One of the founders of the American Pop Art movement, Tom Wesselmann has created work in a variety of media, including painting, collage, and assemblage, in the Pop idiom for over thirty years. He is best known for his series of Great American Nudes, begun in 1961.
Long Delayed Nude (small version) exemplifies all of the classic features of the series. The central figure is surrounded by objects familiar enough to be iconic representations of a bedroom, as it might be portrayed in a popular magazine or television show: a vase of iris, rose and daffodils, velvet pillows, photograph in a frame, kleenex box, light switch, face cream and an animal pattern cloth in the lower right. The objects are layered in a composition whose space is so full, so constricted that there is no air between them, and the nude fairly bursts forth into the viewer's space. The model is faceless, unidentified, reinforcing the notion that she is also an icon of the voluptuous, youthful Miss America-type favored by the popular media.
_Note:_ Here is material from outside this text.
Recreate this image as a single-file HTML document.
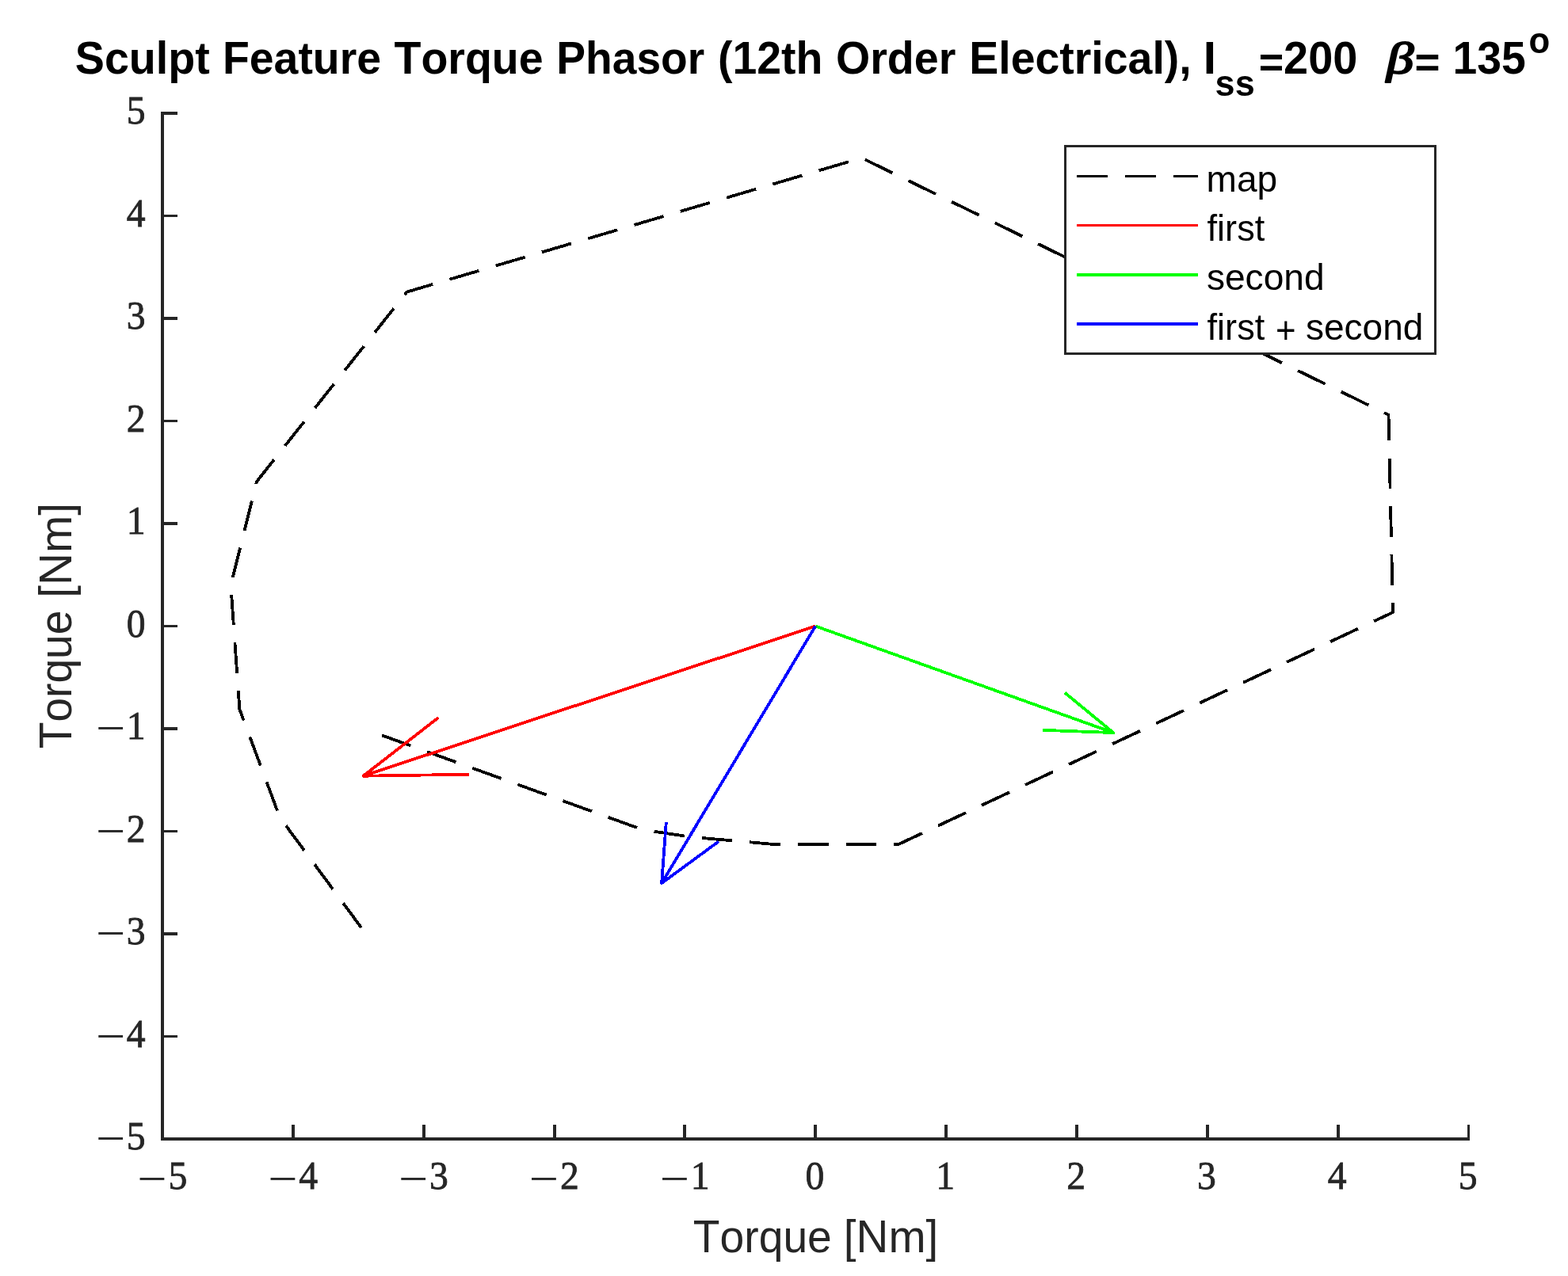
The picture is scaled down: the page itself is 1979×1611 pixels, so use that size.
<!DOCTYPE html>
<html lang="en"><head><meta charset="utf-8"><title>Sculpt Feature Torque Phasor</title>
<style>html,body{margin:0;padding:0;background:#fff}body{width:1979px;height:1611px;overflow:hidden}svg{display:block}text{font-kerning:none;white-space:pre}</style>
</head><body>
<svg width="1979" height="1611" viewBox="0 0 1979 1611" role="img" aria-label="Sculpt Feature Torque Phasor plot">
<rect x="0" y="0" width="1979" height="1611" fill="#fff"/>
<g fill="none" stroke-linecap="butt" stroke-linejoin="round" shape-rendering="crispEdges">
<polyline points="455.9,1171.0 353.1,1031.9 302.4,895.5 291.3,739.0 324.0,608.0 513.5,368.6 1087.6,199.4 1752.5,523.8 1758.0,773.1 1134.0,1066.0 977.0,1066.0 872.6,1056.8 811.2,1047.6 481.6,928.2" stroke="#000" stroke-width="3.8" stroke-dasharray="38.6 22.17" stroke-dashoffset="0.4"/>
<path d="M1029.2,790.5 L458.5,979.7 M591.9,977.7 L458.5,979.7 L553.3,906.0" stroke="#ff0000" stroke-width="3.8"/>
<path d="M1029.2,790.5 L1405.3,925.1 M1343.8,874.5 L1405.3,925.1 L1316.4,921.8" stroke="#00ff00" stroke-width="3.8"/>
<path d="M1029.2,790.5 L835.1,1115.1 M907.0,1062.4 L835.1,1115.1 L840.8,1038.0" stroke="#0000ff" stroke-width="3.8"/>
</g>
<g fill="#262626" shape-rendering="crispEdges">
<rect x="203" y="141" width="4" height="1299"/>
<rect x="203" y="1436" width="1652" height="4"/>
<rect x="205" y="1436" width="19" height="4"/>
<rect x="368" y="1420" width="4" height="18"/>
<rect x="205" y="1307" width="19" height="3"/>
<rect x="533" y="1420" width="4" height="18"/>
<rect x="205" y="1177" width="19" height="4"/>
<rect x="698" y="1420" width="4" height="18"/>
<rect x="205" y="1048" width="19" height="3"/>
<rect x="862" y="1420" width="4" height="18"/>
<rect x="205" y="918" width="19" height="4"/>
<rect x="1027" y="1420" width="4" height="18"/>
<rect x="205" y="789" width="19" height="3"/>
<rect x="1192" y="1420" width="4" height="18"/>
<rect x="205" y="659" width="19" height="4"/>
<rect x="1357" y="1420" width="4" height="18"/>
<rect x="205" y="530" width="19" height="3"/>
<rect x="1522" y="1420" width="4" height="18"/>
<rect x="205" y="400" width="19" height="4"/>
<rect x="1687" y="1420" width="4" height="18"/>
<rect x="205" y="271" width="19" height="3"/>
<rect x="1852" y="1420" width="3" height="18"/>
<rect x="205" y="141" width="19" height="4"/>
</g>
<g fill="#262626" stroke="#262626" stroke-width="0.8" style="font-family:'Liberation Serif',serif;font-size:51.3px">
<text stroke="none" transform="translate(173.29,1508.09) scale(1.2891,1.15)">−</text><text text-anchor="middle" transform="translate(224.33,1501.00) scale(0.93,1)">5</text>
<text stroke="none" transform="translate(338.14,1508.09) scale(1.2891,1.15)">−</text><text text-anchor="middle" transform="translate(389.18,1501.00) scale(0.93,1)">4</text>
<text stroke="none" transform="translate(502.99,1508.09) scale(1.2891,1.15)">−</text><text text-anchor="middle" transform="translate(554.03,1501.00) scale(0.93,1)">3</text>
<text stroke="none" transform="translate(667.84,1508.09) scale(1.2891,1.15)">−</text><text text-anchor="middle" transform="translate(718.88,1501.00) scale(0.93,1)">2</text>
<text stroke="none" transform="translate(832.69,1508.09) scale(1.2891,1.15)">−</text><text text-anchor="middle" transform="translate(883.73,1501.00) scale(0.93,1)">1</text>
<text text-anchor="middle" transform="translate(1028.35,1501.00) scale(0.93,1)">0</text>
<text text-anchor="middle" transform="translate(1193.20,1501.00) scale(0.93,1)">1</text>
<text text-anchor="middle" transform="translate(1358.05,1501.00) scale(0.93,1)">2</text>
<text text-anchor="middle" transform="translate(1522.90,1501.00) scale(0.93,1)">3</text>
<text text-anchor="middle" transform="translate(1687.75,1501.00) scale(0.93,1)">4</text>
<text text-anchor="middle" transform="translate(1852.60,1501.00) scale(0.93,1)">5</text>
<text stroke="none" transform="translate(120.97,1457.49) scale(1.2891,1.15)">−</text><text text-anchor="middle" transform="translate(171.60,1451.00) scale(0.93,1)">5</text>
<text stroke="none" transform="translate(120.97,1327.99) scale(1.2891,1.15)">−</text><text text-anchor="middle" transform="translate(171.60,1321.50) scale(0.93,1)">4</text>
<text stroke="none" transform="translate(120.97,1198.49) scale(1.2891,1.15)">−</text><text text-anchor="middle" transform="translate(171.60,1192.00) scale(0.93,1)">3</text>
<text stroke="none" transform="translate(120.97,1068.99) scale(1.2891,1.15)">−</text><text text-anchor="middle" transform="translate(171.60,1062.50) scale(0.93,1)">2</text>
<text stroke="none" transform="translate(120.97,939.49) scale(1.2891,1.15)">−</text><text text-anchor="middle" transform="translate(171.60,933.00) scale(0.93,1)">1</text>
<text text-anchor="middle" transform="translate(171.60,803.50) scale(0.93,1)">0</text>
<text text-anchor="middle" transform="translate(171.60,674.00) scale(0.93,1)">1</text>
<text text-anchor="middle" transform="translate(171.60,544.50) scale(0.93,1)">2</text>
<text text-anchor="middle" transform="translate(171.60,415.00) scale(0.93,1)">3</text>
<text text-anchor="middle" transform="translate(171.60,285.50) scale(0.93,1)">4</text>
<text text-anchor="middle" transform="translate(171.60,156.00) scale(0.93,1)">5</text>
</g>
<text transform="translate(874.86,1581.00) scale(0.9690,1.0000)" style="font-family:'Liberation Sans',sans-serif;font-size:57px" fill="#262626">Torque</text>
<text transform="translate(1064.87,1581.00) scale(0.9921,1.0000)" style="font-family:'Liberation Sans',sans-serif;font-size:57px" fill="#262626">[Nm]</text>
<text transform="translate(89.9,944.0) rotate(-90) translate(-1.24,0) scale(0.9667,1.0)" style="font-family:'Liberation Sans',sans-serif;font-size:57px" fill="#262626">Torque</text>
<text transform="translate(89.9,750.8) rotate(-90) translate(-4.05,0) scale(0.9965,1.0)" style="font-family:'Liberation Sans',sans-serif;font-size:57px" fill="#262626">[Nm]</text>
<g fill="#000">
<text transform="translate(94.80,92.90) scale(0.9765,1.0000)" style="font-family:'Liberation Sans',sans-serif;font-weight:bold;font-size:57px" fill="#000">Sculpt</text>
<text transform="translate(280.99,92.90) scale(0.9718,1.0000)" style="font-family:'Liberation Sans',sans-serif;font-weight:bold;font-size:57px" fill="#000">Feature</text>
<text transform="translate(497.48,92.90) scale(0.9745,1.0000)" style="font-family:'Liberation Sans',sans-serif;font-weight:bold;font-size:57px" fill="#000">Torque</text>
<text transform="translate(702.31,92.90) scale(0.9673,1.0000)" style="font-family:'Liberation Sans',sans-serif;font-weight:bold;font-size:57px" fill="#000">Phasor</text>
<text transform="translate(905.94,92.90) scale(0.9730,1.0000)" style="font-family:'Liberation Sans',sans-serif;font-weight:bold;font-size:57px" fill="#000">(12th</text>
<text transform="translate(1054.92,92.90) scale(0.9755,1.0000)" style="font-family:'Liberation Sans',sans-serif;font-weight:bold;font-size:57px" fill="#000">Order</text>
<text transform="translate(1223.29,92.90) scale(0.9726,1.0000)" style="font-family:'Liberation Sans',sans-serif;font-weight:bold;font-size:57px" fill="#000">Electrical),</text>
<text transform="translate(1518.80,92.90) scale(1.0231,1.0000)" style="font-family:'Liberation Sans',sans-serif;font-weight:bold;font-size:57px" fill="#000">I</text>
<text transform="translate(1533.62,121.00) scale(0.9884,1.0000)" style="font-family:'Liberation Sans',sans-serif;font-weight:bold;font-size:45.6px" fill="#000">ss</text>
<text transform="translate(1588.77,97.40) scale(0.9446,0.9300)" style="font-family:'Liberation Sans',sans-serif;font-weight:bold;font-size:57px" fill="#000">=</text>
<text transform="translate(1620.06,92.90) scale(0.9803,1.0000)" style="font-family:'Liberation Sans',sans-serif;font-weight:bold;font-size:57px" fill="#000">200</text>
<text transform="translate(1750.11,92.20) scale(1.2714,1.0000)" style="font-family:'Liberation Serif',serif;font-style:italic;font-size:54px" fill="#000" stroke="#000" stroke-width="2.1" stroke-linejoin="round">β</text>
<text transform="translate(1785.42,97.40) scale(0.9621,0.9300)" style="font-family:'Liberation Sans',sans-serif;font-weight:bold;font-size:57px" fill="#000">=</text>
<text transform="translate(1833.52,92.90) scale(0.9697,1.0000)" style="font-family:'Liberation Sans',sans-serif;font-weight:bold;font-size:57px" fill="#000">135</text>
<text transform="translate(1929.49,67.30) scale(0.9592,1.0000)" style="font-family:'Liberation Sans',sans-serif;font-weight:bold;font-size:45.6px" fill="#000">o</text>
</g>
<rect x="1344.5" y="184.5" width="467" height="262" fill="#fff" stroke="#262626" stroke-width="3" shape-rendering="crispEdges"/>
<g shape-rendering="crispEdges">
<rect x="1359" y="221" width="39" height="3" fill="#000"/><rect x="1420" y="221" width="39" height="3" fill="#000"/><rect x="1481" y="221" width="31" height="3" fill="#000"/>
<rect x="1359" y="283" width="153" height="3" fill="#ff0000"/>
<rect x="1359" y="345" width="153" height="4" fill="#00ff00"/>
<rect x="1359" y="407" width="153" height="4" fill="#0000ff"/>
</g>
<text transform="translate(1522.54,241.60) scale(0.9947,0.9850)" style="font-family:'Liberation Sans',sans-serif;font-size:46.3px" fill="#000">map</text>
<text transform="translate(1523.56,304.20) scale(0.9744,0.9850)" style="font-family:'Liberation Sans',sans-serif;font-size:46.3px" fill="#000">first</text>
<text transform="translate(1522.92,366.30) scale(0.9957,0.9850)" style="font-family:'Liberation Sans',sans-serif;font-size:46.3px" fill="#000">second</text>
<text transform="translate(1523.56,428.50) scale(0.9744,0.9850)" style="font-family:'Liberation Sans',sans-serif;font-size:46.3px" fill="#000">first</text>
<text transform="translate(1609.96,433.40) scale(0.9469,1.0300)" style="font-family:'Liberation Sans',sans-serif;font-size:46.3px" fill="#000">+</text>
<text transform="translate(1647.92,428.50) scale(0.9950,0.9850)" style="font-family:'Liberation Sans',sans-serif;font-size:46.3px" fill="#000">second</text>
</svg>
</body></html>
We can't know if she is the same woman presented so conservatively in the photo in the frame by the bed. It is this complex of relationships which distinguish Wesselmann's paintings:
"His style was always an interesting combination of mockery and credibility, especially in the sixties, when he was parodying stereotypes of American advertising, rendering the idyllic American home with its oppressive glut of new, brand-name products and vapid, if affable, human types, especially the faceless, nubile Miss America nudes. Yet the fine line between a teasing mockery and straightforward expression always was left ambiguous, leading observers to wonder whether they were dealing with deliberately debased, comic-strip clichés or the studied Matissean reductions of a knowing, new-age master. In Wesselmann's art, the distinction between ingenuousness and sophistication, between mockery and ironic truth-telling today remain equally intriguing and unsettling" (S. Hunter, Tom Wesselmann, New York 1994, p. 16).